- English key artwork
- Developer: Onion Games
- Publisher: Onion Games
- Platforms: Windows; Nintendo Switch;
- Genre: Role-playing video game
- Mode: Single-player

= Stray Children =

2024 video game

Stray Children is a role-playing video game developed by Onion Games, a games company formed by members of Love-de-Lic. It was released in Japan on December 26, 2024, and October 30, 2025, worldwide. The game begins with a child being sucked into a television set into a world inhabited with children that have put up a wall to protect themselves from "Olders", adults that have become monstrous because of their inadequacies and personal issues.

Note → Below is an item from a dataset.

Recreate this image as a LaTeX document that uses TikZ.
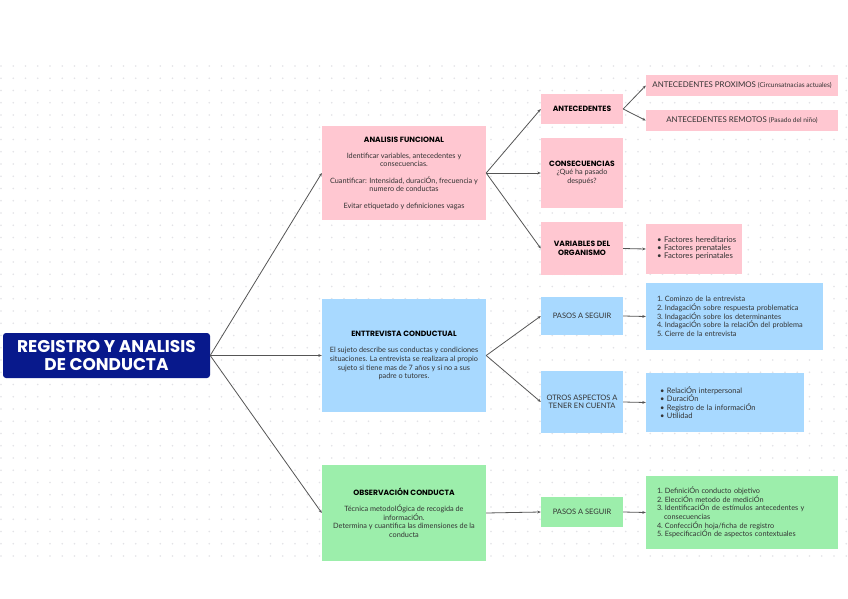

==Development and release==
The game makes several references to Moon: Remix RPG Adventure, released in 1997 by Love-de-Lic. It has been compared to Undertale, in part due to its gameplay involving battles with both bullet hell mechanics and the ability to talk to opponents to break through their defences. Developer Yoshiro Kimura has stated that Undertale was an influence on Stray Children.

Stray Children was revealed in a Nintendo Direct on September 14, 2023, where the game's Japanese release date was announced for the coming winter. An English release was teased but no release date was given at the time. It released on Nintendo Switch in Japan on December 26, 2024. The worldwide release on Switch and through Steam occurred on October 30, 2025.